— Exercise brief —
Nothing in the data should change when you return it, but leave the pictures out.
## BEGIN
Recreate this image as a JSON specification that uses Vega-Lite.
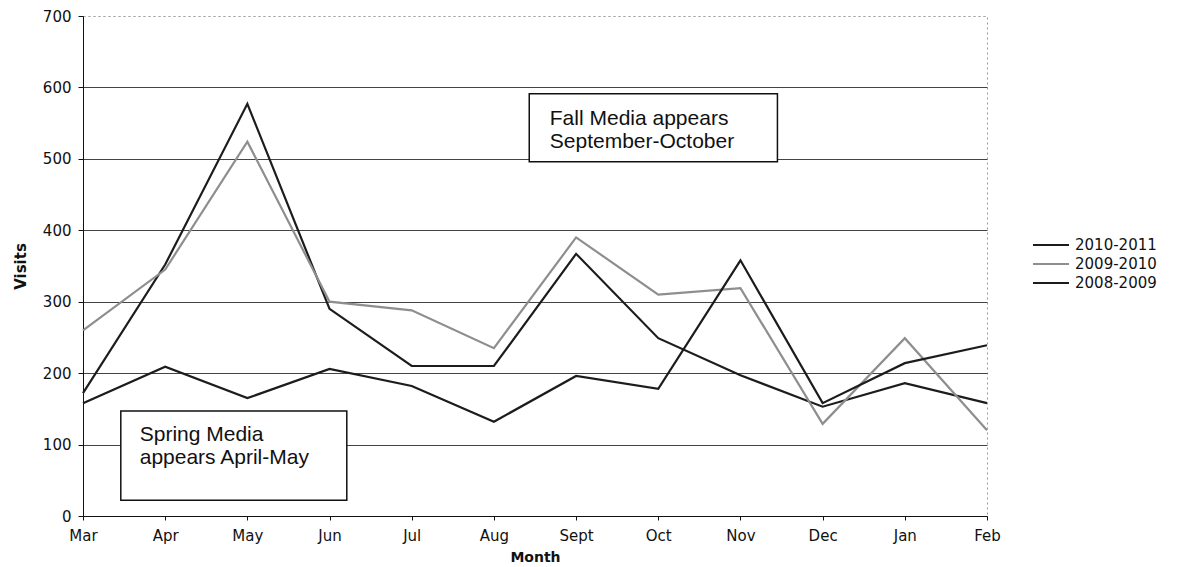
{
  "$schema": "https://vega.github.io/schema/vega-lite/v6.json",
  "width": 904,
  "height": 500,
  "autosize": {"type": "none"},
  "padding": {"left": 83, "top": 16, "right": 190, "bottom": 51},
  "background": "white",
  "config": {
    "view": {"stroke": "#999999", "strokeDash": [2, 3], "strokeWidth": 1},
    "font": "DejaVu Sans",
    "axis": {"labelFont": "DejaVu Sans", "titleFont": "DejaVu Sans", "labelColor": "#111111", "titleColor": "#111111"}
  },
  "datasets": {
    "series": [
      {"season": "2010-2011", "month": "Mar", "idx": 0, "visits": 172},
      {"season": "2010-2011", "month": "Apr", "idx": 1, "visits": 352},
      {"season": "2010-2011", "month": "May", "idx": 2, "visits": 577},
      {"season": "2010-2011", "month": "Jun", "idx": 3, "visits": 290},
      {"season": "2010-2011", "month": "Jul", "idx": 4, "visits": 210},
      {"season": "2010-2011", "month": "Aug", "idx": 5, "visits": 210},
      {"season": "2010-2011", "month": "Sept", "idx": 6, "visits": 367},
      {"season": "2010-2011", "month": "Oct", "idx": 7, "visits": 249},
      {"season": "2010-2011", "month": "Nov", "idx": 8, "visits": 197},
      {"season": "2010-2011", "month": "Dec", "idx": 9, "visits": 153},
      {"season": "2010-2011", "month": "Jan", "idx": 10, "visits": 186},
      {"season": "2010-2011", "month": "Feb", "idx": 11, "visits": 158},
      {"season": "2009-2010", "month": "Mar", "idx": 0, "visits": 260},
      {"season": "2009-2010", "month": "Apr", "idx": 1, "visits": 345},
      {"season": "2009-2010", "month": "May", "idx": 2, "visits": 524},
      {"season": "2009-2010", "month": "Jun", "idx": 3, "visits": 300},
      {"season": "2009-2010", "month": "Jul", "idx": 4, "visits": 288},
      {"season": "2009-2010", "month": "Aug", "idx": 5, "visits": 235},
      {"season": "2009-2010", "month": "Sept", "idx": 6, "visits": 390},
      {"season": "2009-2010", "month": "Oct", "idx": 7, "visits": 310},
      {"season": "2009-2010", "month": "Nov", "idx": 8, "visits": 319},
      {"season": "2009-2010", "month": "Dec", "idx": 9, "visits": 129},
      {"season": "2009-2010", "month": "Jan", "idx": 10, "visits": 249},
      {"season": "2009-2010", "month": "Feb", "idx": 11, "visits": 120},
      {"season": "2008-2009", "month": "Mar", "idx": 0, "visits": 158},
      {"season": "2008-2009", "month": "Apr", "idx": 1, "visits": 209},
      {"season": "2008-2009", "month": "May", "idx": 2, "visits": 165},
      {"season": "2008-2009", "month": "Jun", "idx": 3, "visits": 206},
      {"season": "2008-2009", "month": "Jul", "idx": 4, "visits": 182},
      {"season": "2008-2009", "month": "Aug", "idx": 5, "visits": 132},
      {"season": "2008-2009", "month": "Sept", "idx": 6, "visits": 196},
      {"season": "2008-2009", "month": "Oct", "idx": 7, "visits": 178},
      {"season": "2008-2009", "month": "Nov", "idx": 8, "visits": 358},
      {"season": "2008-2009", "month": "Dec", "idx": 9, "visits": 158},
      {"season": "2008-2009", "month": "Jan", "idx": 10, "visits": 214},
      {"season": "2008-2009", "month": "Feb", "idx": 11, "visits": 239}
    ],
    "notes": [
      {"note": "spring", "x1": 0.46, "x2": 3.21, "y1": 22, "y2": 147, "tx": 0.69, "ty": 105, "label": ["Spring Media", "appears April-May"]},
      {"note": "fall", "x1": 5.43, "x2": 8.45, "y1": 496, "y2": 591, "tx": 5.68, "ty": 547, "label": ["Fall Media appears", "September-October"]}
    ]
  },
  "layer": [
    {
      "data": {"name": "series"},
      "mark": {"type": "line", "strokeWidth": 2.2},
      "encoding": {
        "x": {
          "field": "idx", "type": "quantitative", "title": "Month",
          "scale": {"domain": [0, 11], "nice": false, "zero": false},
          "axis": {
            "values": [0, 1, 2, 3, 4, 5, 6, 7, 8, 9, 10, 11],
            "labelExpr": "['Mar','Apr','May','Jun','Jul','Aug','Sept','Oct','Nov','Dec','Jan','Feb'][datum.value]",
            "grid": false, "domainColor": "#111111", "tickColor": "#111111", "tickSize": 4,
            "labelFontSize": 15, "labelPadding": 8, "labelFlush": false,
            "titleFontSize": 14, "titleFontWeight": "bold", "titleY": 34, "titleBaseline": "top"
          }
        },
        "y": {
          "field": "visits", "type": "quantitative", "title": "Visits",
          "scale": {"domain": [0, 700], "nice": false},
          "axis": {
            "values": [0, 100, 200, 300, 400, 500, 600, 700],
            "grid": true,
            "gridColor": {"condition": {"test": "datum.value === 700", "value": "#aaaaaa"}, "value": "#444444"},
            "gridDash": {"condition": {"test": "datum.value === 700", "value": [2, 3]}, "value": []},
            "gridWidth": 1,
            "domainColor": "#111111", "tickColor": "#111111", "tickSize": 5,
            "labelFontSize": 15, "labelPadding": 7,
            "titleFontSize": 15, "titleFontWeight": "bold", "titleX": -55, "titleY": 250
          }
        },
        "color": {
          "field": "season", "type": "nominal", "title": null,
          "scale": {"domain": ["2010-2011", "2009-2010", "2008-2009"], "range": ["#1c1c1c", "#8e8e8e", "#1c1c1c"]},
          "legend": {
            "orient": "none", "legendX": 959, "legendY": 220, "padding": 0,
            "symbolType": "M-2.25,0H2.25", "symbolSize": 256, "symbolStrokeWidth": 2,
            "labelFontSize": 15, "labelFont": "DejaVu Sans", "labelColor": "#111111",
            "labelOffset": 15, "rowPadding": 2
          }
        },
        "order": {"field": "idx", "type": "quantitative"}
      }
    },
    {
      "data": {"name": "notes"},
      "mark": {"type": "rect", "fill": "white", "stroke": "#111111", "strokeWidth": 1.5},
      "encoding": {
        "x": {"field": "x1", "type": "quantitative", "title": "Month"},
        "x2": {"field": "x2"},
        "y": {"field": "y1", "type": "quantitative", "title": "Visits"},
        "y2": {"field": "y2"}
      }
    },
    {
      "data": {"name": "notes"},
      "mark": {"type": "text", "align": "left", "baseline": "alphabetic", "font": "Liberation Sans", "fontSize": 21, "lineHeight": 23, "color": "#111111"},
      "encoding": {
        "x": {"field": "tx", "type": "quantitative", "title": "Month"},
        "y": {"field": "ty", "type": "quantitative", "title": "Visits"},
        "text": {"field": "label"}
      }
    }
  ]
}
## END
— Solution for this problem —
Recreate this image as a JSON specification that uses Vega-Lite.
{
  "$schema": "https://vega.github.io/schema/vega-lite/v6.json",
  "width": 904,
  "height": 500,
  "autosize": {"type": "none"},
  "padding": {"left": 83, "top": 16, "right": 190, "bottom": 51},
  "background": "white",
  "config": {
    "view": {"stroke": "#999999", "strokeDash": [2, 3], "strokeWidth": 1},
    "font": "DejaVu Sans",
    "axis": {"labelFont": "DejaVu Sans", "titleFont": "DejaVu Sans", "labelColor": "#111111", "titleColor": "#111111"}
  },
  "datasets": {
    "series": [
      {"season": "2010-2011", "month": "Mar", "idx": 0, "visits": 172},
      {"season": "2010-2011", "month": "Apr", "idx": 1, "visits": 352},
      {"season": "2010-2011", "month": "May", "idx": 2, "visits": 577},
      {"season": "2010-2011", "month": "Jun", "idx": 3, "visits": 290},
      {"season": "2010-2011", "month": "Jul", "idx": 4, "visits": 210},
      {"season": "2010-2011", "month": "Aug", "idx": 5, "visits": 210},
      {"season": "2010-2011", "month": "Sept", "idx": 6, "visits": 367},
      {"season": "2010-2011", "month": "Oct", "idx": 7, "visits": 249},
      {"season": "2010-2011", "month": "Nov", "idx": 8, "visits": 197},
      {"season": "2010-2011", "month": "Dec", "idx": 9, "visits": 153},
      {"season": "2010-2011", "month": "Jan", "idx": 10, "visits": 186},
      {"season": "2010-2011", "month": "Feb", "idx": 11, "visits": 158},
      {"season": "2009-2010", "month": "Mar", "idx": 0, "visits": 260},
      {"season": "2009-2010", "month": "Apr", "idx": 1, "visits": 345},
      {"season": "2009-2010", "month": "May", "idx": 2, "visits": 524},
      {"season": "2009-2010", "month": "Jun", "idx": 3, "visits": 300},
      {"season": "2009-2010", "month": "Jul", "idx": 4, "visits": 288},
      {"season": "2009-2010", "month": "Aug", "idx": 5, "visits": 235},
      {"season": "2009-2010", "month": "Sept", "idx": 6, "visits": 390},
      {"season": "2009-2010", "month": "Oct", "idx": 7, "visits": 310},
      {"season": "2009-2010", "month": "Nov", "idx": 8, "visits": 319},
      {"season": "2009-2010", "month": "Dec", "idx": 9, "visits": 129},
      {"season": "2009-2010", "month": "Jan", "idx": 10, "visits": 249},
      {"season": "2009-2010", "month": "Feb", "idx": 11, "visits": 120},
      {"season": "2008-2009", "month": "Mar", "idx": 0, "visits": 158},
      {"season": "2008-2009", "month": "Apr", "idx": 1, "visits": 209},
      {"season": "2008-2009", "month": "May", "idx": 2, "visits": 165},
      {"season": "2008-2009", "month": "Jun", "idx": 3, "visits": 206},
      {"season": "2008-2009", "month": "Jul", "idx": 4, "visits": 182},
      {"season": "2008-2009", "month": "Aug", "idx": 5, "visits": 132},
      {"season": "2008-2009", "month": "Sept", "idx": 6, "visits": 196},
      {"season": "2008-2009", "month": "Oct", "idx": 7, "visits": 178},
      {"season": "2008-2009", "month": "Nov", "idx": 8, "visits": 358},
      {"season": "2008-2009", "month": "Dec", "idx": 9, "visits": 158},
      {"season": "2008-2009", "month": "Jan", "idx": 10, "visits": 214},
      {"season": "2008-2009", "month": "Feb", "idx": 11, "visits": 239}
    ],
    "notes": [
      {"note": "spring", "x1": 0.46, "x2": 3.21, "y1": 22, "y2": 147, "tx": 0.69, "ty": 105, "label": ["Spring Media", "appears April-May"]},
      {"note": "fall", "x1": 5.43, "x2": 8.45, "y1": 496, "y2": 591, "tx": 5.68, "ty": 547, "label": ["Fall Media appears", "September-October"]}
    ]
  },
  "layer": [
    {
      "data": {"name": "series"},
      "mark": {"type": "line", "strokeWidth": 2.2},
      "encoding": {
        "x": {
          "field": "idx", "type": "quantitative", "title": "Month",
          "scale": {"domain": [0, 11], "nice": false, "zero": false},
          "axis": {
            "values": [0, 1, 2, 3, 4, 5, 6, 7, 8, 9, 10, 11],
            "labelExpr": "['Mar','Apr','May','Jun','Jul','Aug','Sept','Oct','Nov','Dec','Jan','Feb'][datum.value]",
            "grid": false, "domainColor": "#111111", "tickColor": "#111111", "tickSize": 4,
            "labelFontSize": 15, "labelPadding": 8, "labelFlush": false,
            "titleFontSize": 14, "titleFontWeight": "bold", "titleY": 34, "titleBaseline": "top"
          }
        },
        "y": {
          "field": "visits", "type": "quantitative", "title": "Visits",
          "scale": {"domain": [0, 700], "nice": false},
          "axis": {
            "values": [0, 100, 200, 300, 400, 500, 600, 700],
            "grid": true,
            "gridColor": {"condition": {"test": "datum.value === 700", "value": "#aaaaaa"}, "value": "#444444"},
            "gridDash": {"condition": {"test": "datum.value === 700", "value": [2, 3]}, "value": []},
            "gridWidth": 1,
            "domainColor": "#111111", "tickColor": "#111111", "tickSize": 5,
            "labelFontSize": 15, "labelPadding": 7,
            "titleFontSize": 15, "titleFontWeight": "bold", "titleX": -55, "titleY": 250
          }
        },
        "color": {
          "field": "season", "type": "nominal", "title": null,
          "scale": {"domain": ["2010-2011", "2009-2010", "2008-2009"], "range": ["#1c1c1c", "#8e8e8e", "#1c1c1c"]},
          "legend": {
            "orient": "none", "legendX": 959, "legendY": 220, "padding": 0,
            "symbolType": "M-2.25,0H2.25", "symbolSize": 256, "symbolStrokeWidth": 2,
            "labelFontSize": 15, "labelFont": "DejaVu Sans", "labelColor": "#111111",
            "labelOffset": 15, "rowPadding": 2
          }
        },
        "order": {"field": "idx", "type": "quantitative"}
      }
    },
    {
      "data": {"name": "notes"},
      "mark": {"type": "rect", "fill": "white", "stroke": "#111111", "strokeWidth": 1.5},
      "encoding": {
        "x": {"field": "x1", "type": "quantitative", "title": "Month"},
        "x2": {"field": "x2"},
        "y": {"field": "y1", "type": "quantitative", "title": "Visits"},
        "y2": {"field": "y2"}
      }
    },
    {
      "data": {"name": "notes"},
      "mark": {"type": "text", "align": "left", "baseline": "alphabetic", "font": "Liberation Sans", "fontSize": 21, "lineHeight": 23, "color": "#111111"},
      "encoding": {
        "x": {"field": "tx", "type": "quantitative", "title": "Month"},
        "y": {"field": "ty", "type": "quantitative", "title": "Visits"},
        "text": {"field": "label"}
      }
    }
  ]
}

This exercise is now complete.